The Socialist Republic of Vietnam (Cộng hòa xã hội chủ nghĩa Việt Nam), is the easternmost country on the Indochina Peninsula in Southeast Asia. With an estimated 91.5 million inhabitants as of 2012, it is the world’s 13th-most-populous country. The name Vietnam translates as “South Viet”, and was officially adopted in 1945. The country is bordered by China to the north, Laos to the northwest, Cambodia to the southwest, and the South China Sea to the east.

In 1986, the Sixth Party Congress of Vietnam introduced free market economic reforms as part of the “Đổi Mới” reform program, resulting in a socialist-oriented market economy. Private ownership was encouraged in industries, commerce and agriculture. After these reforms, Vietnam achieved around 8% annual GDP growth between 1990 to 1997, and the economy continued to grow at an annual rate of around 7% from 2000 to 2005, making Vietnam one of the world’s fastest growing economies.

It covers a total area of approximately 331,210 km2, making it almost the size of Germany. The total length of the country’s land boundaries is 4,639 km, and its coastline is 3,444 km long. Vietnam’s land is mostly hilly and densely forested, with level land covering no more than 20 % and mountains accounting for 40 % of the country’s land area.

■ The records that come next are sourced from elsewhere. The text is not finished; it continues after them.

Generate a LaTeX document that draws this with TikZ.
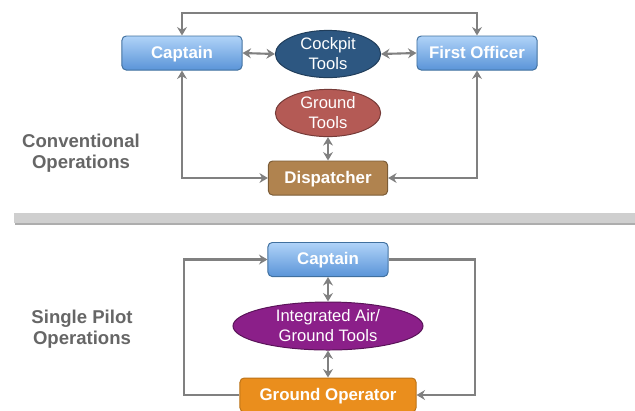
\documentclass[tikz,border=0pt]{standalone}
\usepackage{fontspec}
\setmainfont{Liberation Sans}
\usetikzlibrary{arrows.meta,shapes.geometric}
\definecolor{capTop}{HTML}{B0D3F8}
\definecolor{capBot}{HTML}{5A94D8}
\definecolor{capLine}{HTML}{40709F}
\definecolor{cockpitBlue}{HTML}{2D5781}
\definecolor{groundRed}{HTML}{B45A55}
\definecolor{dispBrown}{HTML}{B0834F}
\definecolor{integPurple}{HTML}{8B1F89}
\definecolor{opOrange}{HTML}{EA8E1D}
\definecolor{linkGray}{HTML}{808080}
\definecolor{labelGray}{HTML}{666666}
\tikzset{
  rolebox/.style={draw,rounded corners=3pt,line width=0.7pt,minimum height=0.85cm,
    text height=0.75em,text depth=0.02em,
    text=white,font=\fontsize{12}{14}\selectfont\bfseries},
  capbox/.style={rolebox,draw=capLine,top color=capTop,bottom color=capBot,minimum width=3cm},
  toolell/.style={ellipse,draw,line width=0.7pt,inner sep=0pt,text=white,align=center,
    font=\fontsize{11.8}{14.2}\selectfont},
  link/.style={draw=linkGray,line width=1.5pt,{Stealth[length=6pt,width=7pt]}-{Stealth[length=6pt,width=7pt]}},
  onelink/.style={draw=linkGray,line width=1.5pt,-{Stealth[length=6pt,width=7pt]}},
  modelabel/.style={text=labelGray,align=center,font=\fontsize{13.2}{15}\selectfont\bfseries}
}
\begin{document}
\begin{tikzpicture}[x=0.025cm,y=-0.025cm]
  \useasboundingbox (0,0) rectangle (635,410);
  % conventional operations
  \node[capbox] (cap1) at (182,53) {Captain};
  \node[capbox] (fo) at (477,53) {First Officer};
  \node[toolell,fill=cockpitBlue,draw=cockpitBlue!70!black,minimum width=2.63cm,minimum height=1.18cm]
    (cockpit) at (328,54) {Cockpit\\Tools};
  \node[toolell,fill=groundRed,draw=groundRed!65!black,minimum width=2.63cm,minimum height=1.18cm]
    (gtools) at (328,113) {Ground\\Tools};
  \node[rolebox,fill=dispBrown,draw=dispBrown!70!black,minimum width=2.98cm] (disp) at (328,178) {Dispatcher};
  \node[modelabel] (conv) at (81,153) {Conventional\\Operations};
  \coordinate (ctop) at (0,13);
  \draw[link] (cap1.north) -- (cap1.north |- ctop) -| (fo.north);
  \draw[link] (cap1.east) -- (cockpit.west);
  \draw[link] (cockpit.east) -- (fo.west);
  \draw[link] (cap1.south) |- (disp.west);
  \draw[link] (fo.south) |- (disp.east);
  \draw[link] (gtools.south) -- (disp.north);
  % separator
  \fill[black!32] (15,215) rectangle (640,225);
  \fill[black!19] (14,213) rectangle (640,222.5);
  % single pilot operations
  \node[capbox] (cap2) at (328,259.5) {Captain};
  \node[toolell,fill=integPurple,draw=integPurple!65!black,minimum width=4.75cm,minimum height=1.2cm]
    (integ) at (328,326) {Integrated Air/\\Ground Tools};
  \node[rolebox,fill=opOrange,draw=opOrange!80!black,minimum width=4.4cm] (gop) at (328,395) {Ground Operator};
  \node[modelabel] (single) at (82,329) {Single Pilot\\Operations};
  \coordinate (lx) at (184,0);
  \coordinate (rx) at (475,0);
  \draw[onelink] (gop.west) -- (gop.west -| lx) |- (cap2.west);
  \draw[onelink] (cap2.east) -- (cap2.east -| rx) |- (gop.east);
  \draw[link] (cap2.south) -- (integ.north);
  \draw[link] (integ.south) -- (gop.north);
\end{tikzpicture}
\end{document}
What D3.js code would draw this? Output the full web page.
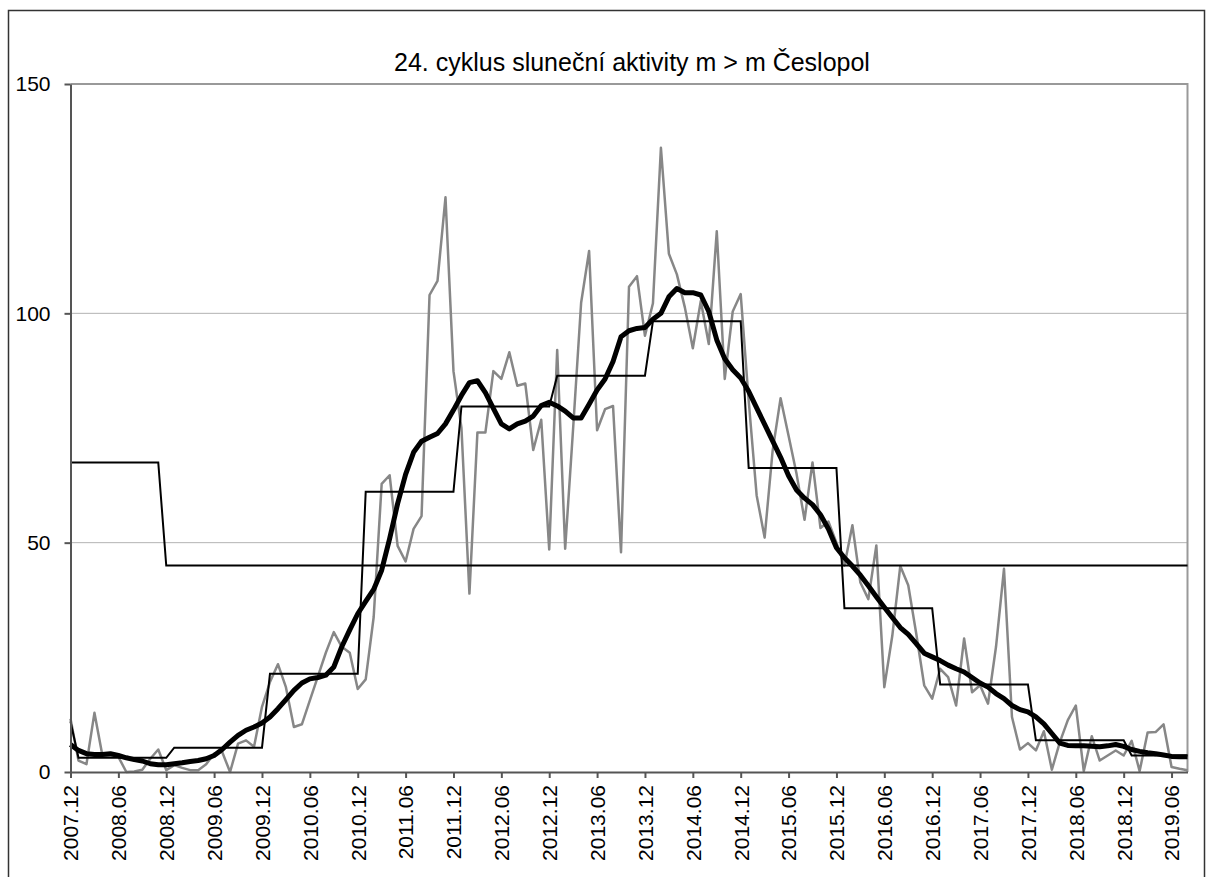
<!DOCTYPE html>
<meta charset="utf-8">
<style>
  body { margin: 0; background: #fff; }
  svg text { font-family: Arial, "Liberation Sans", sans-serif; fill: #000; }
</style>
<body></body>
<script src="https://cdn.jsdelivr.net/npm/d3@7/dist/d3.min.js"></script>
<script>
  const title = "24. cyklus sluneční aktivity m > m Česlopol"

  // first month on the axis and how many months follow
  const firstYear = 2007
  const firstMonth = 12
  const monthCount = 141

  // monthly relative numbers (grey line)
  const monthly = [
    11.6, 2.5, 1.7, 12.9, 3.6, 3.6, 3.3, 0, 0.1, 0.5, 2.9, 4.9,
    0.4, 1.5, 0.9, 0.4, 0.4, 1.7, 4, 4.4, 0, 6.2, 6.9, 5.5,
    14.2, 19.6, 23.5, 18.5, 9.8, 10.4, 15.6, 20.8, 26, 30.5, 27.3, 26,
    18.1, 20.2, 33.8, 62.8, 64.7, 49.3, 45.9, 53, 55.8, 104, 107.1, 125.3,
    87.4, 75, 38.9, 74, 74, 87.4, 85.7, 91.5, 84.2, 84.7, 70.2, 76.8,
    48.5, 92, 48.7, 75, 102.3, 113.6, 74.5, 79.1, 79.8, 47.9, 105.8, 108.1,
    95.1, 102.2, 136.1, 113, 108.5, 101.3, 92.4, 102.7, 93.3, 117.9, 85.7, 100.4,
    104.2, 81, 60.3, 51.1, 70, 81.5, 73.3, 65, 55, 67.5, 53.2, 54.6,
    50, 45, 53.8, 41.3, 37.7, 49.4, 18.5, 29.7, 44.9, 40.7, 30.2, 18.9,
    16, 22.5, 20.7, 14.5, 29.1, 17.4, 18.9, 14.9, 27.3, 44.3, 12, 4.9,
    6.3, 4.7, 8.9, 0.5, 6.5, 11.3, 14.5, 0.2, 7.8, 2.5, 3.6, 4.7,
    3.6, 6.8, 0.2, 8.6, 8.7, 10.4, 1.1, 0.7, 0.4
  ]

  // smoothed curve (thick black line)
  const smoothed = [
    6, 4.7, 4, 3.8, 3.8, 4, 3.6, 3.1, 2.7, 2.4, 1.8, 1.6,
    1.6, 1.8, 2, 2.3, 2.5, 2.9, 3.6, 4.9, 6.5, 8, 9.1, 9.8,
    10.7, 12, 13.8, 15.8, 17.8, 19.4, 20.3, 20.6, 21.1, 22.9, 27.3, 31,
    34.5, 37.2, 39.8, 44, 50.9, 58.5, 64.9, 69.7, 72.1, 73, 73.8, 75.9,
    78.9, 82.1, 84.9, 85.3, 82.7, 79.3, 75.9, 74.8, 75.9, 76.5, 77.6, 79.9,
    80.6, 79.8, 78.7, 77.2, 77.2, 80.2, 83.3, 85.7, 89.5, 94.9, 96.2, 96.7,
    96.9, 98.7, 100, 103.6, 105.4, 104.5, 104.5, 104, 100.4, 94.2, 90.1, 87.7,
    85.9, 83, 79.4, 75.8, 72.2, 68.6, 64.6, 61.5, 59.7, 58.3, 56.1, 53,
    48.9, 46.7, 44.9, 42.9, 40.6, 38.2, 35.9, 33.7, 31.5, 30, 28, 25.9,
    25.1, 24.3, 23.3, 22.5, 21.8, 20.6, 19.4, 18.5, 17.1, 16, 14.5, 13.6,
    13.1, 12, 10.5, 8.4, 6.3, 5.8, 5.7, 5.7, 5.6, 5.5, 5.7, 6,
    5.6, 4.9, 4.5, 4.2, 4, 3.7, 3.4, 3.3, 3.3
  ]

  // yearly means (thin black steps)
  const years = [2007, 2008, 2009, 2010, 2011, 2012, 2013, 2014, 2015, 2016, 2017, 2018, 2019]
  const yearMeans = [11, 3.1, 5.3, 21.4, 61.1, 79.7, 86.4, 98.3, 66.3, 35.7, 19.1, 6.9, 3.6]

  // long term level (thin black line), valid from the given month on
  const levelStarts = ["2007.12", "2008.12"]
  const levelValues = [67.5, 45]

  const yTicks = [0, 50, 100, 150]

  const margin = { top: 84, right: 18.5, bottom: 105, left: 70.5 }
  const W = 1206, H = 877
  const width = W - margin.left - margin.right
  const height = H - margin.top - margin.bottom

  const months = d3.range(monthCount).map(i => {
    const m = firstMonth - 1 + i
    const y = firstYear + Math.floor(m / 12)
    return `${y}.${String(m % 12 + 1).padStart(2, "0")}`
  })

  const yearly = months.map(m => yearMeans[years.indexOf(+m.slice(0, 4))])
  const level = months.map(m => {
    let v = levelValues[0]
    levelStarts.forEach((s, k) => { if (m >= s) v = levelValues[k] })
    return v
  })

  const x = d3.scalePoint().domain(months).range([0, width])
  const y = d3.scaleLinear().domain([0, 150]).range([height, 0])

  const svg = d3.select("body").append("svg")
    .attr("width", W)
    .attr("height", H)

  // outer frame
  svg.append("rect")
    .attr("x", 8.5).attr("y", 10.5)
    .attr("width", 1196).attr("height", 900)
    .attr("fill", "none")
    .attr("stroke", "#333")
    .attr("stroke-width", 1.5)

  svg.append("text")
    .attr("x", 632)
    .attr("y", 71)
    .attr("text-anchor", "middle")
    .style("font-size", "25px")
    .text(title)

  const g = svg.append("g")
    .attr("transform", `translate(${margin.left}, ${margin.top})`)

  // grid
  g.append("g")
    .selectAll("line")
    .data(yTicks.filter(d => d > 0 && d < 150))
    .enter()
    .append("line")
    .attr("x1", 0).attr("x2", width)
    .attr("y1", d => y(d)).attr("y2", d => y(d))
    .attr("stroke", "#b3b3b3")
    .attr("stroke-width", 1)

  // top and right border of the plot
  g.append("path")
    .attr("d", `M0,${y(150)}H${width}V${height}`)
    .attr("fill", "none")
    .attr("stroke", "#999")
    .attr("stroke-width", 2)

  const line = data => d3.line()
    .x((d, i) => x(months[i]))
    .y(d => y(d))(data)

  g.append("path")
    .attr("d", line(monthly))
    .attr("fill", "none")
    .attr("stroke", "#878787")
    .attr("stroke-width", 2.5)
    .attr("stroke-linejoin", "round")

  g.append("path")
    .attr("d", line(level))
    .attr("fill", "none")
    .attr("stroke", "#000")
    .attr("stroke-width", 2)

  g.append("path")
    .attr("d", line(yearly))
    .attr("fill", "none")
    .attr("stroke", "#000")
    .attr("stroke-width", 2)

  g.append("path")
    .attr("d", line(smoothed))
    .attr("fill", "none")
    .attr("stroke", "#000")
    .attr("stroke-width", 5)
    .attr("stroke-linejoin", "round")

  const yAxis = d3.axisLeft(y)
    .tickValues(yTicks)
    .tickSize(6)
    .tickSizeOuter(0)
    .tickPadding(14)

  const xAxis = d3.axisBottom(x)
    .tickValues(months.filter((d, i) => i % 6 === 0))
    .tickSize(6)
    .tickSizeOuter(0)

  g.append("g")
    .attr("class", "axis axis--y")
    .call(yAxis)
    .call(a => a.selectAll("text").style("font-size", "21px"))

  g.append("g")
    .attr("class", "axis axis--x")
    .attr("transform", `translate(0, ${height})`)
    .call(xAxis)
    .call(a => a.selectAll("text")
      .style("font-size", "21px")
      .style("text-anchor", "end")
      .attr("x", -13)
      .attr("y", 0)
      .attr("dy", "0.35em")
      .attr("transform", "rotate(-90)"))

  svg.selectAll(".axis path.domain, .axis line")
    .attr("stroke", "#555")
    .attr("stroke-width", 2)
</script>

Vietnam is one of twentyfive countries considered to possess a uniquely high level of biodiversity, and is ranked 16th in biological diversity worldwide, having 16% of the world’s species. But the illegal wildlife trade takes a heavy toll.

Adding to a fast habitat loss is the flourishing and mostly illegal use of wild animals, or their parts or products in traditional medicine, foods, as trophies, souvenirs or pets. International demand – primarily from China – is further contributing to this haemorrhage of wildlife and Vietnam also serves as a conduit for wildlife smuggled from neighbouring countries, like Laos.

Pu Hu Nature Reserve has been established in 1999 to conserve this important natural resource and its unique biodiversity. The Pu Hu massif is separated from the belt of limestone karst that runs between Pu Luong Nature Reserve and Cuc Phuong National Park by the Ma river, one of the major rivers in north-central Vietnam.